NASTD director: State tech chiefs press ahead on workforce and resource issues

State technology directors are putting greater emphasis on workforce and resource management issues as they execute their 2016 strategies, according to Mark McCord, the executive director of the National Association of State Technology Directors.

Several trends are driving that focus, including efforts to outsource information technology services, create newer policies and safeguards around mobility, and address how states onboard their IT workforce, McCord said in a StateScoop TV interview at the National Association of State Chief Information Officers’ midyear conference in May in Baltimore.

Limited budget environments are forcing state government officials to figure out how to innovate around the delivery of services and attract new workers to state IT offices, McCord said.
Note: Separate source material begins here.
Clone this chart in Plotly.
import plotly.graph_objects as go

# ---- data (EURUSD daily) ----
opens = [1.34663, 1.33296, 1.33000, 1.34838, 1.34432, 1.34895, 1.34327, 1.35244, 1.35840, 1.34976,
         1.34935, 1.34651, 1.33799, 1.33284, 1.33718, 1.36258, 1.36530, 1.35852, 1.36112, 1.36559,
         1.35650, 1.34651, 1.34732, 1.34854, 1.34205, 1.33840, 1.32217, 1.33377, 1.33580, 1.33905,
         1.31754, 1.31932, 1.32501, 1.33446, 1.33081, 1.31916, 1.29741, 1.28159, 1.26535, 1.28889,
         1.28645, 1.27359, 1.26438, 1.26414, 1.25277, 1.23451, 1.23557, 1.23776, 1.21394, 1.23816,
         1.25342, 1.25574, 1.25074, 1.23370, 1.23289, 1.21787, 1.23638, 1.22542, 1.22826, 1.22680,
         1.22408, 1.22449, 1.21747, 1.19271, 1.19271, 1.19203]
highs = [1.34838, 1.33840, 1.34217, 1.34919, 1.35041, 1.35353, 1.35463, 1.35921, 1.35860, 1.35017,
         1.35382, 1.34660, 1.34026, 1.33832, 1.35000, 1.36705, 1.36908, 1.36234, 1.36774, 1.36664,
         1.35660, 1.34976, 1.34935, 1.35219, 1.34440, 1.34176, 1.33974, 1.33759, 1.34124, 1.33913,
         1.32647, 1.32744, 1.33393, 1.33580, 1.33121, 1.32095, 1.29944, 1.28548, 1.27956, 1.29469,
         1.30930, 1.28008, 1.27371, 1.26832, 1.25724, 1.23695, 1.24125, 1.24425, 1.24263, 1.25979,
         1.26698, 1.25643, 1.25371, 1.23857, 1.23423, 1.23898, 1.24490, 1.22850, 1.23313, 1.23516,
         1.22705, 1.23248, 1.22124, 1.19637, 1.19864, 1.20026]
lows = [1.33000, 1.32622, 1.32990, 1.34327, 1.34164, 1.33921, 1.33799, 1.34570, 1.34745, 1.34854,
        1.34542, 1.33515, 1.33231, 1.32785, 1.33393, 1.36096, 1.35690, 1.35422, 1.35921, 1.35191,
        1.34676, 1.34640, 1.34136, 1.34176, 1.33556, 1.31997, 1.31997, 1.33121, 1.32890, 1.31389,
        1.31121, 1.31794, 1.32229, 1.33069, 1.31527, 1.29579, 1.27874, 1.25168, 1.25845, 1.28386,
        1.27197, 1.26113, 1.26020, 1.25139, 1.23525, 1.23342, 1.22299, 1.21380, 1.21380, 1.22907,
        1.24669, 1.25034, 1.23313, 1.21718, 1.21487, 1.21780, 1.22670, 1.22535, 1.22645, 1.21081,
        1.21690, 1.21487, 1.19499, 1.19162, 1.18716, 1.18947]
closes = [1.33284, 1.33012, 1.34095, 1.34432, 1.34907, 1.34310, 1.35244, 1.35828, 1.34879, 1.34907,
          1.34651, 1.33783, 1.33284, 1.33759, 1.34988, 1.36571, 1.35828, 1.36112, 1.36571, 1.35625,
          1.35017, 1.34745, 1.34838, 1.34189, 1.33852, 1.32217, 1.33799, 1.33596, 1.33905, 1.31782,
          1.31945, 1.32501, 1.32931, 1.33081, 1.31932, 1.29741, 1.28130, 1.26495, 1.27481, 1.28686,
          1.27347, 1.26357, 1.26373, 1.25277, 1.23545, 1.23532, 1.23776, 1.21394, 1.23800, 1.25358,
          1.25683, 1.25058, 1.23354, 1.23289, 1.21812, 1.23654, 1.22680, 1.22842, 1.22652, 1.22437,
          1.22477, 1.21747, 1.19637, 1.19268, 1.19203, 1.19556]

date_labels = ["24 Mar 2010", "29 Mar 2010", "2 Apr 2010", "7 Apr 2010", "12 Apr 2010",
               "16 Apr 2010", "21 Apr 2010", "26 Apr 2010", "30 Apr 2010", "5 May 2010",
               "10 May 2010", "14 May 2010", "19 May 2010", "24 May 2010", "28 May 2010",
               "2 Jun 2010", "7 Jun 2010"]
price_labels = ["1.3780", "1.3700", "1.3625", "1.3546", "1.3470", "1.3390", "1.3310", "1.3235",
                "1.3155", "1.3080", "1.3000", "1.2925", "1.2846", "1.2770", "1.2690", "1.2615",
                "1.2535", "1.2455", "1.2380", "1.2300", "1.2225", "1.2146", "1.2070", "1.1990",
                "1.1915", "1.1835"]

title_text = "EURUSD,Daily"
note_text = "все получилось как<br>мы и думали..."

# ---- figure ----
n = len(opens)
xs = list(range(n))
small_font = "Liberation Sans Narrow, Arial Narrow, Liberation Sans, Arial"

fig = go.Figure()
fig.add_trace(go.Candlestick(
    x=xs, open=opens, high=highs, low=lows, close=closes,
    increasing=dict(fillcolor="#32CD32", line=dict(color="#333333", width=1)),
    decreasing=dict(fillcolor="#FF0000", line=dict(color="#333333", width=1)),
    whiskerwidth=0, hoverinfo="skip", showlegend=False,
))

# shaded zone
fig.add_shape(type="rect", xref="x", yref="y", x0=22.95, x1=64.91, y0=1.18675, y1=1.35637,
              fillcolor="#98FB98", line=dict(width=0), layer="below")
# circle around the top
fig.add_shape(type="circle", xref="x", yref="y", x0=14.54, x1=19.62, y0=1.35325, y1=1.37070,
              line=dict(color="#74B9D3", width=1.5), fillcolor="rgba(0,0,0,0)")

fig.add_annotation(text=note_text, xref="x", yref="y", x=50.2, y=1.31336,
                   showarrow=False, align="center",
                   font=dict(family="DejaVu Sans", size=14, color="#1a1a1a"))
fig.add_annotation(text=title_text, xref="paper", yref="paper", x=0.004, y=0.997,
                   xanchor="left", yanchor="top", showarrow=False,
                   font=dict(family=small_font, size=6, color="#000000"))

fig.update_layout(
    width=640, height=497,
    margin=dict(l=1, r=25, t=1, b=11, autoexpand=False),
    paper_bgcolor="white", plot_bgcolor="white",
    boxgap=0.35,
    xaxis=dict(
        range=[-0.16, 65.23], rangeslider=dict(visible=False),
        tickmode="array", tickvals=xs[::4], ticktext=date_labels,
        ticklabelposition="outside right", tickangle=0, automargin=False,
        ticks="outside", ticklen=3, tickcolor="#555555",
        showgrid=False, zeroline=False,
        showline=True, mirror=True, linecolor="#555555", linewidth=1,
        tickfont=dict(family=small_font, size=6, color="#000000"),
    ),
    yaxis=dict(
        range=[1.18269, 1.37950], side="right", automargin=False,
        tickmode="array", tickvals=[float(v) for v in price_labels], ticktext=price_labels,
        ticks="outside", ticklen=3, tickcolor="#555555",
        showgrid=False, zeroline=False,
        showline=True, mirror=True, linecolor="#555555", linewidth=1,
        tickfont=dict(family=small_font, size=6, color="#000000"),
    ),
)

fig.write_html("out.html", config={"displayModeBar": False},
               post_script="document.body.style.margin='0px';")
“Budgets are very tight and state government folks are being asked to do a lot more with a lot less,” McCord said. “The state government work environment is different than the corporate world, compensation doesn’t keep up with corporate compensation so you’ve got to be very innovative in the way you identify and onboard new talent.”
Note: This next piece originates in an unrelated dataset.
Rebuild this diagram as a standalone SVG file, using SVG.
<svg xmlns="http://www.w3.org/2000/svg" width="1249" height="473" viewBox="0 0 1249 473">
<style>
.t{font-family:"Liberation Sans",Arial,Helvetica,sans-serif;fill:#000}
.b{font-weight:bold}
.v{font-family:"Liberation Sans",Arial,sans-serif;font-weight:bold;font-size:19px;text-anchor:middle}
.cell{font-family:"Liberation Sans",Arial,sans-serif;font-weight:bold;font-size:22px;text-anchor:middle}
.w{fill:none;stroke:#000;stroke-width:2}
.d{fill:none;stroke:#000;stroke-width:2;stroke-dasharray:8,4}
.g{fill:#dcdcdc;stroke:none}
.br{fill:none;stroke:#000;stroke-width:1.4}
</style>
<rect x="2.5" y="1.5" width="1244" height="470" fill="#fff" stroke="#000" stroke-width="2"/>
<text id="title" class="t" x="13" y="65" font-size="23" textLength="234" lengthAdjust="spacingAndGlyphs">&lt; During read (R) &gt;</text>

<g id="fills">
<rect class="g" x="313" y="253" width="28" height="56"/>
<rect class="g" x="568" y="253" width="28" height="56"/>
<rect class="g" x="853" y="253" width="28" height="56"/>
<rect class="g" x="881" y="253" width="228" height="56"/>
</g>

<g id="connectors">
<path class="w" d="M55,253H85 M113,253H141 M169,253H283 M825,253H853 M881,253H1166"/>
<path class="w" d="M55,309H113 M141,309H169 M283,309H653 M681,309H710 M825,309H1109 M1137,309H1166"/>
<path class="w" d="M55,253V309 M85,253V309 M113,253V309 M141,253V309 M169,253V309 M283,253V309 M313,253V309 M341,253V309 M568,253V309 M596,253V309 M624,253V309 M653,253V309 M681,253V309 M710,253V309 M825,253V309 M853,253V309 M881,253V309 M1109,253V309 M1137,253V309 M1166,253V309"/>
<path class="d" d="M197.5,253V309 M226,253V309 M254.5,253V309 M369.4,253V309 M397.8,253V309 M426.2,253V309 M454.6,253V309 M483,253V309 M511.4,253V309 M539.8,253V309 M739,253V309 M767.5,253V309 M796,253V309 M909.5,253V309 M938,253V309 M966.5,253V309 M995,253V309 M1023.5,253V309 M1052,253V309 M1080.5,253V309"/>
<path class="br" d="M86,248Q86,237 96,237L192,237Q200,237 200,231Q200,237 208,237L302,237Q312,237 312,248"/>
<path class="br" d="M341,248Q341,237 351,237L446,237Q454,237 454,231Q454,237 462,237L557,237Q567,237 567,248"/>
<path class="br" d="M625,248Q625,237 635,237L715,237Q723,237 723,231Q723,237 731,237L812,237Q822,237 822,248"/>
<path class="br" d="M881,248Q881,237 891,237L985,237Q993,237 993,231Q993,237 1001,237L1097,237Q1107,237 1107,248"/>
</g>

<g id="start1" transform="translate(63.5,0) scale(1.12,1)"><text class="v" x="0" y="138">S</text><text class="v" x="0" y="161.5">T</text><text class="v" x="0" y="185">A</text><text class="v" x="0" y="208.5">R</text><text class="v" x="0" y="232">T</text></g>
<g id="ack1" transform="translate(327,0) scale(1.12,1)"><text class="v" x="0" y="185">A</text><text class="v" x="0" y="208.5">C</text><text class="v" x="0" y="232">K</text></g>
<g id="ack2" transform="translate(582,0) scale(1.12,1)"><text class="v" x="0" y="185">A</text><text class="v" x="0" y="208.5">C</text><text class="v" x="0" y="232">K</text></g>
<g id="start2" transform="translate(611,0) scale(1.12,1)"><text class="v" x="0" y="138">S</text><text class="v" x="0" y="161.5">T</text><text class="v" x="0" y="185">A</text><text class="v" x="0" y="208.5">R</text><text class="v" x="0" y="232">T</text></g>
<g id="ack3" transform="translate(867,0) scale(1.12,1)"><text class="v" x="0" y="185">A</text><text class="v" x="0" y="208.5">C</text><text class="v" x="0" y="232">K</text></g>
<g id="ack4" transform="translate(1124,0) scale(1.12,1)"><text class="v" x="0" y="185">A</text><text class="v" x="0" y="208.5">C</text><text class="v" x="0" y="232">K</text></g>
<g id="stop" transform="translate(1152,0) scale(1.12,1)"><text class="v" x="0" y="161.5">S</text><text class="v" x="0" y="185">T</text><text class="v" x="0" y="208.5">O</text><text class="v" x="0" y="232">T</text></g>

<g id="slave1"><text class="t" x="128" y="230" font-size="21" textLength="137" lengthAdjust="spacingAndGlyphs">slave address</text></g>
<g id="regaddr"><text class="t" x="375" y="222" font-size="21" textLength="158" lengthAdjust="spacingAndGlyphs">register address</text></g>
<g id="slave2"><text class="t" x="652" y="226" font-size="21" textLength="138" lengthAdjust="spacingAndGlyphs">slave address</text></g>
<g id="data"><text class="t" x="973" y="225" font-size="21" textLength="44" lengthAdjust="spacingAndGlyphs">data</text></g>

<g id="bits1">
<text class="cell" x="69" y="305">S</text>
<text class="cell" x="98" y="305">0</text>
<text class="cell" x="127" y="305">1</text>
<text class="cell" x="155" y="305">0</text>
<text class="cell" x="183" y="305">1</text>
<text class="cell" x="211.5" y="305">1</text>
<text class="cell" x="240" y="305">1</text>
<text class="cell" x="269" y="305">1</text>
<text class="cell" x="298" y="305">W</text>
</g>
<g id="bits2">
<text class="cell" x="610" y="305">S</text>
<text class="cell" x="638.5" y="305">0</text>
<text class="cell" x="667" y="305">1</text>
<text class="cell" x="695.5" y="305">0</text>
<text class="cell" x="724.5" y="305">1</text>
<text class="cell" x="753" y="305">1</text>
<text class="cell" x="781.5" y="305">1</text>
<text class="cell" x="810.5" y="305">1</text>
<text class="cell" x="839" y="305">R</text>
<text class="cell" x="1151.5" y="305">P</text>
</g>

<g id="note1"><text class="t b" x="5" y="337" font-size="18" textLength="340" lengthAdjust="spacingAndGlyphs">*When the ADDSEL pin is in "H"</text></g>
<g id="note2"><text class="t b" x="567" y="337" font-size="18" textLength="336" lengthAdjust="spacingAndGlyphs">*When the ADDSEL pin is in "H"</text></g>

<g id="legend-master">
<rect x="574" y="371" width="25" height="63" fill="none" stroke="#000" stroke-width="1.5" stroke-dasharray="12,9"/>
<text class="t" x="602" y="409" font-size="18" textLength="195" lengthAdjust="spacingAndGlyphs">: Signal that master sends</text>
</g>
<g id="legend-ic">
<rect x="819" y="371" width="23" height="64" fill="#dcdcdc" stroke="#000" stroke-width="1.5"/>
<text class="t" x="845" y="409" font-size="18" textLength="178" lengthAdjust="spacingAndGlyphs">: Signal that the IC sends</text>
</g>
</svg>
But one way McCord sees things changing among NASTD members is through an increasing amount of IT outsourcing. States are looking to contracts with the private sector to streamline and cut down operational costs of some services, including modernization and security.
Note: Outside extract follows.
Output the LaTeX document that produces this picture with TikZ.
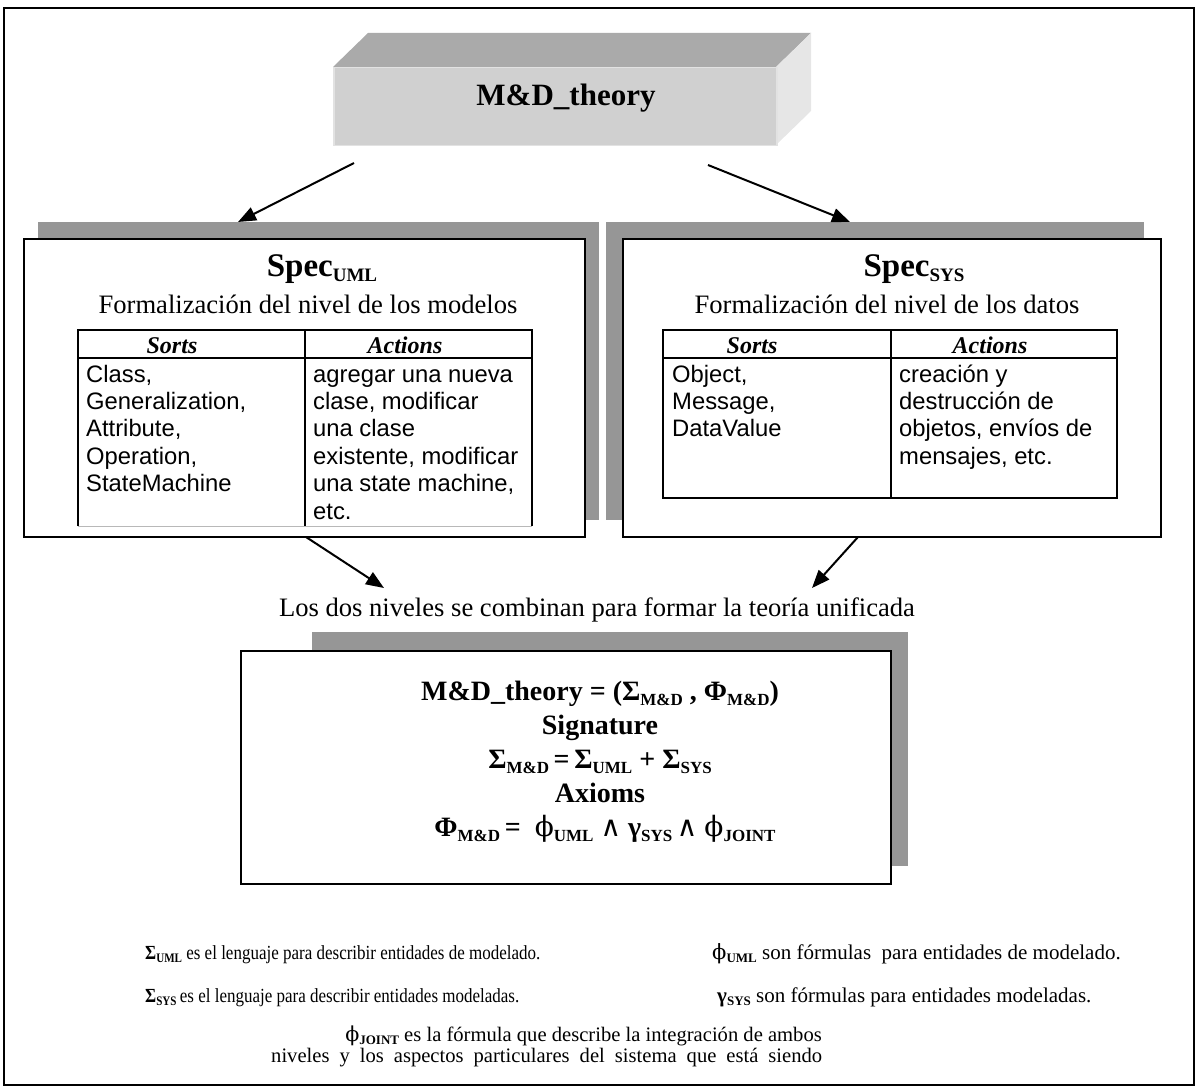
\documentclass[tikz,border=0pt]{standalone}
\usepackage{fontspec}
\setmainfont{Liberation Serif}
\setsansfont{Liberation Sans}
\newfontfamily\grk{DejaVu Serif}
\newfontfamily\legendfont[FakeStretch=0.85]{Liberation Serif}
\usetikzlibrary{arrows.meta}

\definecolor{shadowgray}{HTML}{969696}
\definecolor{blocktopc}{HTML}{AAAAAA}
\definecolor{blockfrontc}{HTML}{D0D0D0}
\definecolor{blocksidec}{HTML}{E6E6E6}
\definecolor{blockedge}{HTML}{E2E2E2}
\definecolor{tablefade}{HTML}{B8B8B8}

% subscripts in the formulas
\newcommand\lowsub[1]{{\fontsize{17}{17}\selectfont\raisebox{-5pt}{#1}}}
\newcommand\specsub[1]{{\fontsize{19}{19}\selectfont\raisebox{-5pt}{#1}}}
\newcommand\legsub[1]{{\fontsize{13}{13}\selectfont\bfseries\raisebox{-3pt}{#1}}}

\tikzset{
  frame/.style={draw=black,line width=2.2pt},
  shade/.style={fill=shadowgray,draw=none,inner sep=0pt},
  panel/.style={draw=black,line width=2pt,fill=white,inner sep=0pt},
  conn/.style={line width=2pt,-{Triangle[length=18pt,width=14pt]}},
  cellline/.style={draw=black,line width=1.6pt},
  specname/.style={font=\bfseries\fontsize{33}{37}\selectfont,anchor=base,inner sep=0pt},
  subtitle/.style={font=\fontsize{26.6}{30}\selectfont,anchor=base,inner sep=0pt},
  colhead/.style={font=\bfseries\itshape\fontsize{24}{27}\selectfont,anchor=base,inner sep=0pt},
  cellbody/.style={font=\sffamily\fontsize{23.8}{27.5}\selectfont,anchor=base west,inner sep=0pt},
  formula/.style={font=\bfseries\fontsize{28}{32}\selectfont,anchor=base,inner sep=0pt},
  legendnarrow/.style={font=\legendfont\fontsize{20}{23}\selectfont,inner sep=0pt},
  legend/.style={font=\fontsize{21}{24}\selectfont,inner sep=0pt},
  legendpara/.style={font=\fontsize{20.6}{23}\selectfont,inner sep=0pt},
}

\begin{document}
\begin{tikzpicture}[x=1pt,y=-1pt]
\useasboundingbox (0,0) rectangle (1195,1086);

% outer frame
\node[frame,minimum width=1190pt,minimum height=1077pt,anchor=north west] (outer) at (2.5,7) {};

% ---- 3D block with the theory name ----
\fill[blocktopc] (333,67) -- (368,33) -- (811,33) -- (776,67) -- cycle;
\fill[blocksidec] (776,67) -- (811,33) -- (811,111) -- (776,145) -- cycle;
\node[fill=blockfrontc,draw=blockedge,line width=1.5pt,minimum width=443pt,minimum height=78pt,anchor=north west,inner sep=0pt] (theory) at (333,67) {};
\node[font=\bfseries\fontsize{31}{35}\selectfont,anchor=base,inner sep=0pt] (theorylbl) at (566,106) {M\&D\_theory};

% ---- left specification panel ----
\node[shade,minimum width=561pt,minimum height=298pt,anchor=north west] (umlshadow) at (38,222) {};
\node[panel,minimum width=561pt,minimum height=298pt,anchor=north west] (uml) at (23,238) {};
\node[specname] (umlname) at (322,277) {Spec\specsub{UML}};
\node[subtitle] (umlsub) at (308,313) {Formalización del nivel de los modelos};

\draw[cellline] (78,526) -- (78,330) -- (532,330) -- (532,526);
\draw[cellline] (78,358) -- (532,358);
\draw[cellline] (305,330) -- (305,526);
\draw[tablefade,line width=1pt] (78,526) -- (532,526);
\node[colhead] (umlsorts) at (172,353) {Sorts};
\node[colhead] (umlactions) at (405,353) {Actions};
\foreach \t [count=\i] in {{Class,},{Generalization,},{Attribute,},{Operation,},{StateMachine}}
  \node[cellbody] (umls\i) at (86,{382+27.4*(\i-1)}) {\t};
\foreach \t [count=\i] in {{agregar una nueva},{clase, modificar},{una clase},{existente, modificar},{una state machine,},{etc.}}
  \node[cellbody] (umla\i) at (313,{382+27.4*(\i-1)}) {\t};

% ---- right specification panel ----
\node[shade,minimum width=538pt,minimum height=298pt,anchor=north west] (sysshadow) at (606,222) {};
\node[panel,minimum width=538pt,minimum height=298pt,anchor=north west] (sys) at (622,238) {};
\node[specname] (sysname) at (914,277) {Spec\specsub{SYS}};
\node[subtitle] (syssub) at (887,313) {Formalización del nivel de los datos};

\draw[cellline] (663,330) rectangle (1117,498);
\draw[cellline] (663,358) -- (1117,358);
\draw[cellline] (891,330) -- (891,498);
\node[colhead] (syssorts) at (752,353) {Sorts};
\node[colhead] (sysactions) at (990,353) {Actions};
\foreach \t [count=\i] in {{Object,},{Message,},{DataValue}}
  \node[cellbody] (syss\i) at (672,{382+27.4*(\i-1)}) {\t};
\foreach \t [count=\i] in {{creación y},{destrucción de},{objetos, envíos de},{mensajes, etc.}}
  \node[cellbody] (sysa\i) at (899,{382+27.4*(\i-1)}) {\t};

% ---- arrows ----
\coordinate (topL) at (354,163);
\coordinate (topR) at (708,165);
\coordinate (umlIn) at (238,222);
\coordinate (sysIn) at (850,222);
\coordinate (umlOut) at (306,537);
\coordinate (sysOut) at (858,537);
\coordinate (joinL) at (384,588);
\coordinate (joinR) at (812,588);
\draw[conn] (topL) -- (umlIn);
\draw[conn] (topR) -- (sysIn);
\draw[conn] (umlOut) -- (joinL);
\draw[conn] (sysOut) -- (joinR);

\node[subtitle] (joinlbl) at (597,616) {Los dos niveles se combinan para formar la teoría unificada};

% ---- unified theory panel ----
\node[shade,minimum width=596pt,minimum height=234pt,anchor=north west] (mdshadow) at (312,632) {};
\node[panel,minimum width=650pt,minimum height=233pt,anchor=north west] (md) at (240,650) {};
\node[formula] (mdl1) at (600,700) {M\&D\_theory = (Σ\lowsub{M\&D} , Φ\lowsub{M\&D})};
\node[formula] (mdl2) at (600,734) {Signature};
\node[formula] (mdl3) at (600,768) {Σ\lowsub{M\&D}\,=\,Σ\lowsub{UML} + Σ\lowsub{SYS}};
\node[formula] (mdl4) at (600,802) {Axioms};
\node[formula] (mdl5) at (605,836) {Φ\lowsub{M\&D}\,= \ {\grk\mdseries ϕ}\lowsub{UML} {\grk\mdseries ∧} γ\lowsub{SYS}\,{\grk\mdseries ∧} {\grk\mdseries ϕ}\lowsub{JOINT}};

% ---- legend ----
\node[legendnarrow,anchor=base west] (legA) at (145,959) {{\bfseries Σ}\legsub{UML} es el lenguaje para describir entidades de modelado.};
\node[legendnarrow,anchor=base west] (legB) at (145,1002) {{\bfseries Σ}\legsub{SYS}\,es el lenguaje para describir entidades modeladas.};
\node[legend,anchor=base west] (legC) at (712,959) {{\grk ϕ}\legsub{UML} son fórmulas \ para entidades de modelado.};
\node[legend,anchor=base west] (legD) at (717,1002) {{\bfseries γ}\legsub{SYS} son fórmulas para entidades modeladas.};
\node[legendpara,anchor=base east] (legE) at (822,1041) {{\grk ϕ}\legsub{JOINT} es la fórmula que describe la integración de ambos};
\node[legendpara,anchor=base west] (legF) at (271,1062) {\makebox[551pt][s]{niveles y los aspectos particulares del sistema que está siendo}};
\end{tikzpicture}
\end{document}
“Several states including Georgia, Texas, and Virginia are really taking a look at kind of a new model, a new paradigm for bringing vendors onboard to manage various aspects of the technology stack,” McCord said.

States are also looking toward advances in mobility to attract the next generation of the state IT workforce, McCord said. Technology officials in state governments still struggle with the security challenges surrounding employees’ desire to use a personal device for government work.

“In an era of ‘bring your own device,’ everyone wants to bring their phone to work and that creates challenges for managing state IT and government,” McCord said.